From: Gregory Haskins
Date: Tue Jun 23 2009 - 11:45:33 EST


Michael S. Tsirkin wrote:
> On Tue, Jun 23, 2009 at 11:21:53AM -0400, Gregory Haskins wrote:
>
>> Michael S. Tsirkin wrote:
>>
>>> Remove in_range from kvm_io_device and ask read/write callbacks, if
>>> supplied, to perform range checks internally. This allows aliasing
>>> (mostly for in-kernel virtio), as well as better error handling by
>>> making it possible to pass errors up to userspace. And it's enough to
>>> look at the diffstat to see that it's a better API anyway.
>>>
>>> While we are at it, document locking rules for kvm_io_device.
>>>
>>>
>> Sorry, not trying to be a PITA, but I liked your last suggestion better. :(
>>
>> I am thinking forward to when we want to use something smarter than a
>> linear search (like rbtree/radix) for scaling the number of "devices"
>> (really, virtio-rings) that we support.
>>
>
> in_range is broken for this anyway: you need more than a boolean
> predicate to implement rbtree/radix
>

Yes, understood..in_range() needs to be (pardon the pun) "addressed"
;). But getting rid of in_range() and moving the match logic into the
read()/write() verbs is potentially a step in the wrong direction if we
ever wanted to go that route. And I'm pretty sure we do.

>
>> The current device-count
>> target is 512, which we will begin to rapidly consume as the in-kernel
>> virtio work progresses.
>>
>
> That's a large number. I had in mind more like 4 virtio devices, for
> starters: 1 for each virtqueue in net and block.
>

Thats way to low. For instance, I'll be wanting to do things like
802.1p which would be 16 virtio-rings per device (8 prio levels tx, 8
levels rx). And thats just for one device.
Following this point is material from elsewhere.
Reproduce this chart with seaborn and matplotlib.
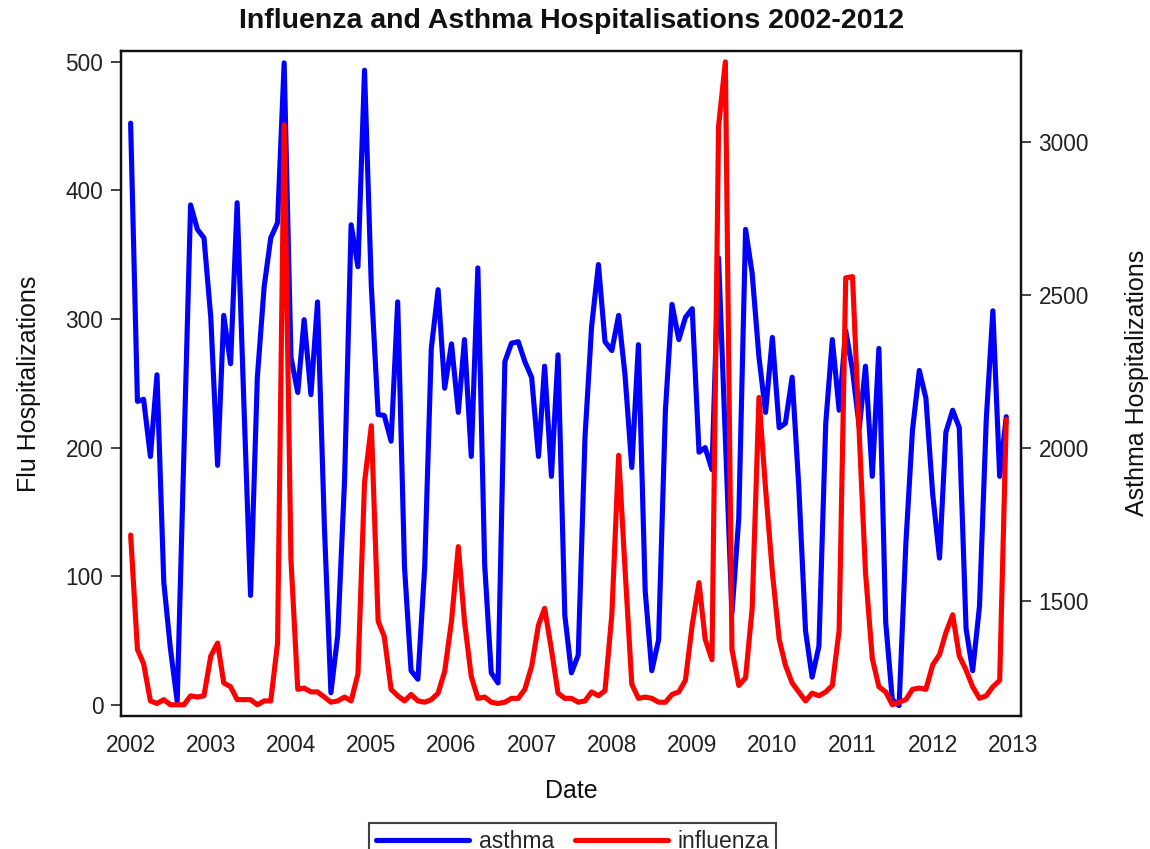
import numpy as np
import pandas as pd
import matplotlib
matplotlib.use("Agg")
import matplotlib.pyplot as plt
import matplotlib.dates as mdates
import seaborn as sns

# ---- data (monthly, Jan 2002 - Dec 2012) ----
months = pd.date_range("2002-01-01", "2012-12-01", freq="MS")

asthma = [3061, 2152, 2159, 1972, 2239, 1561, 1345, 1172, 2000, 2794, 2714, 2686,
          2426, 1943, 2433, 2275, 2801, 2138, 1518, 2231, 2527, 2686, 2736, 3258,
          2296, 2181, 2419, 2174, 2477, 1748, 1200, 1388, 1893, 2729, 2592, 3234,
          2527, 2109, 2106, 2022, 2477, 1611, 1272, 1244, 1611, 2325, 2517, 2195,
          2340, 2116, 2354, 1972, 2588, 1619, 1265, 1232, 2282, 2342, 2347, 2282,
          2230, 1972, 2267, 1907, 2304, 1453, 1265, 1323, 2037, 2397, 2599, 2347,
          2318, 2433, 2239, 1936, 2337, 1532, 1272, 1373, 2123, 2469, 2354, 2426,
          2455, 1986, 2001, 1929, 2621, 2030, 1460, 1770, 2714, 2570, 2296, 2116,
          2361, 2066, 2080, 2231, 1878, 1402, 1251, 1352, 2080, 2354, 2123, 2383,
          2253, 2066, 2267, 1907, 2325, 1431, 1178, 1158, 1690, 2058, 2253, 2163,
          1849, 1640, 2051, 2123, 2066, 1409, 1272, 1482, 2094, 2448, 1907, 2102]

influenza = [132, 43, 32, 3, 1, 4, 0, 0, 0, 7, 6, 7,
             38, 48, 17, 14, 4, 4, 4, 0, 3, 3, 48, 451,
             113, 12, 13, 10, 10, 6, 2, 3, 6, 3, 24, 173,
             217, 65, 53, 12, 7, 3, 8, 3, 2, 4, 9, 26,
             65, 123, 65, 22, 5, 6, 2, 1, 2, 5, 5, 12,
             30, 62, 75, 43, 9, 5, 5, 2, 3, 10, 7, 11,
             70, 194, 106, 16, 5, 6, 5, 2, 2, 8, 10, 19,
             62, 95, 51, 35, 450, 500, 43, 15, 21, 75, 239, 168,
             103, 51, 31, 17, 10, 3, 9, 7, 10, 15, 58, 332,
             333, 209, 103, 36, 14, 10, 0, 2, 4, 12, 13, 12,
             31, 39, 56, 70, 38, 27, 14, 5, 7, 14, 19, 222]

df = pd.DataFrame({"Date": months, "asthma": asthma, "influenza": influenza})

# ---- style ----
sns.set_style("white")
plt.rcParams["font.family"] = ["Liberation Sans", "DejaVu Sans"]

fig = plt.figure(figsize=(11.5, 8.49), dpi=100)
ax = fig.add_axes([0.105, 0.157, 0.783, 0.783])
ax2 = ax.twinx()

# red (influenza) on top of blue (asthma)
ax.set_zorder(ax2.get_zorder() + 1)
ax.patch.set_visible(False)

sns.lineplot(data=df, x="Date", y="asthma", ax=ax2, color="#0000FF", lw=3.7,
             label="asthma", legend=False)
sns.lineplot(data=df, x="Date", y="influenza", ax=ax, color="#FF0000", lw=3.7,
             label="influenza", legend=False)

# limits
ax.set_xlim(pd.Timestamp("2001-11-17"), pd.Timestamp("2013-02-07"))
ax.set_ylim(-8.5, 508.5)
ax2.set_ylim(1125, 3297)

# ticks
ax.xaxis.set_major_locator(mdates.YearLocator())
ax.xaxis.set_major_formatter(mdates.DateFormatter("%Y"))
ax.set_yticks([0, 100, 200, 300, 400, 500])
ax2.set_yticks([1500, 2000, 2500, 3000])
for a in (ax, ax2):
    a.tick_params(axis="both", which="major", direction="out", length=7, width=1.2,
                  labelsize=16.3, colors="#222222", labelcolor="#222222")
    for s in a.spines.values():
        s.set_color("#111111")
        s.set_linewidth(1.6)
ax.tick_params(axis="x", pad=6)
ax.tick_params(axis="y", pad=5.5)
ax2.tick_params(axis="y", pad=5.5)

# vertical grid behind lines
ax2.grid(False)
ax.grid(False)
ax2.xaxis.grid(True, color="#dddddd", lw=1.3)
ax2.set_axisbelow(True)

ax.set_xlabel("Date", fontsize=18, labelpad=16, color="#111111")
ax.set_ylabel("Flu Hospitalizations", fontsize=18, labelpad=18, color="#111111")
ax2.set_ylabel("Asthma Hospitalizations", fontsize=18, labelpad=26, color="#111111")

fig.suptitle("Influenza and Asthma Hospitalisations 2002-2012", fontsize=20.5,
             fontweight="bold", y=0.991, x=0.497, va="top", color="#111111")

# legend
h2, l2 = ax2.get_legend_handles_labels()
h1, l1 = ax.get_legend_handles_labels()
leg = fig.legend(h2 + h1, l2 + l1, loc="upper center",
                 bbox_to_anchor=(0.498, 1 - 823 / 849), bbox_transform=fig.transFigure,
                 ncol=2, frameon=True, fancybox=False, fontsize=16.5, handlelength=4.06,
                 columnspacing=0.9, handletextpad=0.44, borderpad=0.3,
                 borderaxespad=0.0)
leg.get_frame().set_edgecolor("#111111")
leg.get_frame().set_linewidth(1.5)

fig.savefig("out.png", dpi=100)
I think Avi came up with an
estimate of supporting 20 devices @ 16 queues = 320, so we rounded it to
512.
>
>> This proposed approach forces us into a
>> potential O(256) algorithm in the hotpath (all MMIO/PIO exits will hit
>> this, not just in-kernel users). How would you address this?
>>
>
> Two ideas that come to mind:
> - add addr/len fields to devices, use these to speed up lookup
>

Yep, thats what I was thinking as well. We can have the top-level
(group) be an rbtree on addr/len, and then walk the list of items at
that address linearly using your read/write() approach.


> - add a small cache that can be scanned first
>

Yep, I think we may want to do this anyway independent of the search alg.

> In both cases, you first do a fast lookup, ask the device whether
> it wants the transaction, then resort to linear scan if not
>

-Greg



Attachment: signature.asc
Description: OpenPGP digital signature